4) O papel de vanguarda da luta operária no processo revolucionário. A Revolução de Abril demonstrou vivamente o lugar destacado da classe operária no avanço da dinâmica revolucionária. As nacionalizações, as experiências de controlo operário em algumas empresas ou, o que é provavelmente o maior feito da Revolução, as ocupações de terras no Alentejo e sul do Ribatejo que se expressaram na Reforma Agrária constituem exemplos vivos da força e combatividade do operariado industrial e agrícola – com o seu Partido de classe – na condução da luta popular.A gestão colectiva dos trabalhadores é um elemento que esteve sempre presente na mente e nos corações dos trabalhadores mais conscientes e combativos e foi uma realidade viva em várias UCP’s e cooperativas durante o período da Reforma Agrária. O maior feito que um povo pode alcançar é exactamente tomar colectivamente a sua vida pelas suas próprias mãos, fazer com que o controlo da produção económica, da vida política e da criação cultural sejam um dado adquirido pelos trabalhadores. Como já dizia a canção: “façamos nós por nossas mãos tudo a que nós diz respeito”. Isto foi real em certas zonas do país, sobretudo por parte do proletariado alentejano que como nenhum outro expressa toda a história da luta operária em Portugal. Como nenhum outro sofreu a repressão do fascismo, como nenhum outro combateu com o seu sangue a ditadura, como nenhum outro construiu a revolução com os seus braços e o seu engenho e mais tarde, como nenhum outro, viu todo o seu riquíssimo novo modo de viver social e económico ter-lhe sido arrancado, com o recurso às balas, pelos governos PS e PSD e pelos ex-latifundiários. Tudo isto para, no fundo, demonstrar com um caso concreto o papel de vanguarda da classe trabalhadora na luta popular pela democracia e pela liberdade, mas também para relembrar um aspecto que me parece essencial. A burguesia nunca dá nada de borla aos trabalhadores. Os direitos não são dádivas de caridade ou prendas por bom comportamento das classes populares, mas são conquistas provenientes da luta de massas, da organização colectiva dos trabalhadores e do povo em estreita ligação e interacção com as suas organizações de classe e políticas de vanguarda. Em Portugal a CGTP e o PCP com especial importância.

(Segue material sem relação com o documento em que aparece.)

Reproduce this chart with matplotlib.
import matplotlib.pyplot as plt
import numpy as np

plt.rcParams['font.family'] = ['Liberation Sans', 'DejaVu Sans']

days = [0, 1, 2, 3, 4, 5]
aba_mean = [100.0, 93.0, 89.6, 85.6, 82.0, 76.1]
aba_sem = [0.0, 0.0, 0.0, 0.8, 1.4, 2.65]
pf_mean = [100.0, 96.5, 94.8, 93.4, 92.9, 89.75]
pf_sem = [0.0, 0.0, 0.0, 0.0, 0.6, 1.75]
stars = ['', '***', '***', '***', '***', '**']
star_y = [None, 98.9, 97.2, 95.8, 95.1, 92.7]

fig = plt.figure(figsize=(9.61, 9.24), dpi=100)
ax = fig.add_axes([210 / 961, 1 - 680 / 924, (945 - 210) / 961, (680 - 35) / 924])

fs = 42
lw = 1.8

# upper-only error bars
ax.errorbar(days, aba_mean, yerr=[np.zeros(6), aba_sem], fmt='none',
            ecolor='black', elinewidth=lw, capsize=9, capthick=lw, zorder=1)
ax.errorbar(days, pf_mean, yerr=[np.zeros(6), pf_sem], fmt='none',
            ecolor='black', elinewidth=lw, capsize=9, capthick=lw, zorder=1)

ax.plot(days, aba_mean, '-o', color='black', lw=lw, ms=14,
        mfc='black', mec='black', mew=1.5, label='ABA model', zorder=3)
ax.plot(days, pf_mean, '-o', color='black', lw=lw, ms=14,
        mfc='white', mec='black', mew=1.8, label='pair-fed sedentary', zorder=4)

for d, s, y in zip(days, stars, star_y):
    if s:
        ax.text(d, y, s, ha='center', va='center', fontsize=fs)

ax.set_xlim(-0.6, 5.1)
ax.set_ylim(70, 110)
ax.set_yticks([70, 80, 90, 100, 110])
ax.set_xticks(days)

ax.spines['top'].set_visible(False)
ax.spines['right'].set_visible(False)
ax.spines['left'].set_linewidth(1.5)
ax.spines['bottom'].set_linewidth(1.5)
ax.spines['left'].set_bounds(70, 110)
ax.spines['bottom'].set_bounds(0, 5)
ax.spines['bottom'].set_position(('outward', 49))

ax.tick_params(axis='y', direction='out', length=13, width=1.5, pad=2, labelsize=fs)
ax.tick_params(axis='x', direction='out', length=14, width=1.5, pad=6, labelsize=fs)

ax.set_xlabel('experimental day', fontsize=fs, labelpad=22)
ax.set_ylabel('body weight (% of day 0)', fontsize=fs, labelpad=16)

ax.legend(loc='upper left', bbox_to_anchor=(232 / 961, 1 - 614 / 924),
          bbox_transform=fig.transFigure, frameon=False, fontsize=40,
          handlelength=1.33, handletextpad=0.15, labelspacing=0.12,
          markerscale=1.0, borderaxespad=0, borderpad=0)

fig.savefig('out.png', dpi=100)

5) Necessidade de uma perspectiva histórica de longo alcance. O que vivemos em cada momento do desenvolvimento de uma sociedade não é um ponto isolado no tempo e no espaço. Em termos muito óbvios, existe sempre um passado, um presente e um futuro. O presente é muito do que o passado fez dele, e o presente contém em si um novelo de contradições e tendências emaranhadas, à primeira vista caóticas e desordenadas, mas que apelam sempre para o futuro. Uma perspectiva histórica de longo alcance implica obrigatoriamente que sejamos capazes de observar os espaços de tempo mais curtos, onde nas esquinas da História se decidem as conjunturas e os acontecimentos políticos.

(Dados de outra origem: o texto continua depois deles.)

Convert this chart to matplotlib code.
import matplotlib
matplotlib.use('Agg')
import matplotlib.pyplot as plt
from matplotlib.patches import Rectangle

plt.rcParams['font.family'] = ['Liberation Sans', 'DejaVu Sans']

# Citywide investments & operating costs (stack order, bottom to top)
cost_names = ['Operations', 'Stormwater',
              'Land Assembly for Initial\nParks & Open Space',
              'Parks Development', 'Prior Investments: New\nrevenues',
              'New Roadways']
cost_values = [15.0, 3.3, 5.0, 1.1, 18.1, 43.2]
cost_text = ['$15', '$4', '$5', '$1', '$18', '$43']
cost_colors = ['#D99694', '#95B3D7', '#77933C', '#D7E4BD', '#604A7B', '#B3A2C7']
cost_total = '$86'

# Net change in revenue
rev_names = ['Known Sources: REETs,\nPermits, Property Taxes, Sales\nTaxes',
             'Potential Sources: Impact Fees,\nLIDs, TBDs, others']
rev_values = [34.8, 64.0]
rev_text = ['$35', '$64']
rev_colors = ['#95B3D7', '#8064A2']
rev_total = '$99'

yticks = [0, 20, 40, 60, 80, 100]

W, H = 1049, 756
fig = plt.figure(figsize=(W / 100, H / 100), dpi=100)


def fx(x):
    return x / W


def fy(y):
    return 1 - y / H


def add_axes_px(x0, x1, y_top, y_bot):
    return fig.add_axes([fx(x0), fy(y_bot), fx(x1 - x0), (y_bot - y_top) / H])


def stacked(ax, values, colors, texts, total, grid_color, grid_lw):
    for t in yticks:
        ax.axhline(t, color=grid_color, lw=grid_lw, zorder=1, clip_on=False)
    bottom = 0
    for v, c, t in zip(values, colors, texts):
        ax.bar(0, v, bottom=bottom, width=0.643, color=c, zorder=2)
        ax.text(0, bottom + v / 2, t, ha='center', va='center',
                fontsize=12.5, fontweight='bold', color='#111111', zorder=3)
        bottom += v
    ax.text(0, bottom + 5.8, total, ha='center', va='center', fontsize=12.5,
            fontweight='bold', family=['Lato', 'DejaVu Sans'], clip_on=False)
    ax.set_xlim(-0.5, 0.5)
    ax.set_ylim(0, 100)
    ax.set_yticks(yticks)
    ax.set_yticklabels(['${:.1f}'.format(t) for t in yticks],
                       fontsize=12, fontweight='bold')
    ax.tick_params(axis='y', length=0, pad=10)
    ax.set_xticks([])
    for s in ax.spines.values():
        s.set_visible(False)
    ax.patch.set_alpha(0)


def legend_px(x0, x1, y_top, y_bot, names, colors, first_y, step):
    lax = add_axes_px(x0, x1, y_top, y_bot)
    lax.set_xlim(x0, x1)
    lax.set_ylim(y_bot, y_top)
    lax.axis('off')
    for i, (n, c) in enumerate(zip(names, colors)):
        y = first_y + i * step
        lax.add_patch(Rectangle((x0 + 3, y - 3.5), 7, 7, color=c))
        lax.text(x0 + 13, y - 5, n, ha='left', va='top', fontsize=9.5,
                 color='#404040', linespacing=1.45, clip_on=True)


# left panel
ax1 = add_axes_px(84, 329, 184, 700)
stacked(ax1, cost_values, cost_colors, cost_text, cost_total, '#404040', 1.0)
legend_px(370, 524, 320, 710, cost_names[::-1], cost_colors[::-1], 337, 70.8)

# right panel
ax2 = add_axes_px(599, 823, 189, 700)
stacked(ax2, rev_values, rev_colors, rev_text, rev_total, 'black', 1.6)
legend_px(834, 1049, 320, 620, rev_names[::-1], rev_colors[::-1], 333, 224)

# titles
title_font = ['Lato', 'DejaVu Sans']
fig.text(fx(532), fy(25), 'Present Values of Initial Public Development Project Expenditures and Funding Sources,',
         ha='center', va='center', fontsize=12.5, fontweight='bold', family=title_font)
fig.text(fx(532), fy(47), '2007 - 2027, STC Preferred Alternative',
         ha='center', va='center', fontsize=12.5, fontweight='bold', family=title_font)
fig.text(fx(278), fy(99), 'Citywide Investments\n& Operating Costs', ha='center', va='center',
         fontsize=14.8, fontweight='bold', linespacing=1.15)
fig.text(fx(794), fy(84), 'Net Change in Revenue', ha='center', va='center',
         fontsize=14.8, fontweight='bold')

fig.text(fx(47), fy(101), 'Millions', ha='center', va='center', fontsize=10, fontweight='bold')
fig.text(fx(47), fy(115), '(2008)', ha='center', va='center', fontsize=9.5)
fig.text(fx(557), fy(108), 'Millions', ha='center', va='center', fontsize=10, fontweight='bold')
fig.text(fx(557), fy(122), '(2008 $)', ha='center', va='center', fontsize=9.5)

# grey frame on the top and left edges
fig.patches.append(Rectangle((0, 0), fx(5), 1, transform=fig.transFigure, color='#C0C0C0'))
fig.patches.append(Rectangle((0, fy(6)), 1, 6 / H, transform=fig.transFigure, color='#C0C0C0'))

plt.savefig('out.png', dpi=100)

Consequentemente, uma perspectiva histórica de longo alcance é essencial não só para enquadrar a nossa acção política diária, mas também nos dá uma visão mais global dos processos de evolução da sociedade em que vivemos. Permite-nos aprender com as vitórias e os dissabores do passado, com os erros e as conquistas, com as experiências passadas. Isto por um lado. Por outro lado, ou seja, do lado da visão do futuro (que não é sinónimo de futurismo) permite-nos perceber que como dizia o poema de Brecht “as coisas não continuarão a ser como são. Depois de falarem os dominantes falarão os dominados (…) os vencidos de hoje são os vencedores de amanhã”. Por muito sombrio que um cenário histórico possa parecer, ele só o é à primeira vista. Armados com uma postura racional e não desesperada, munidos com a ciência da compreensão e transformação das sociedades – o materialismo histórico – e abraçando uma perspectiva histórica, percebemos que a História não acaba (nem nunca acabará) e que mais tarde ou mais cedo, se persistirmos com a nossa luta diária, o povo e os trabalhadores tomarão o seu destino em suas mãos.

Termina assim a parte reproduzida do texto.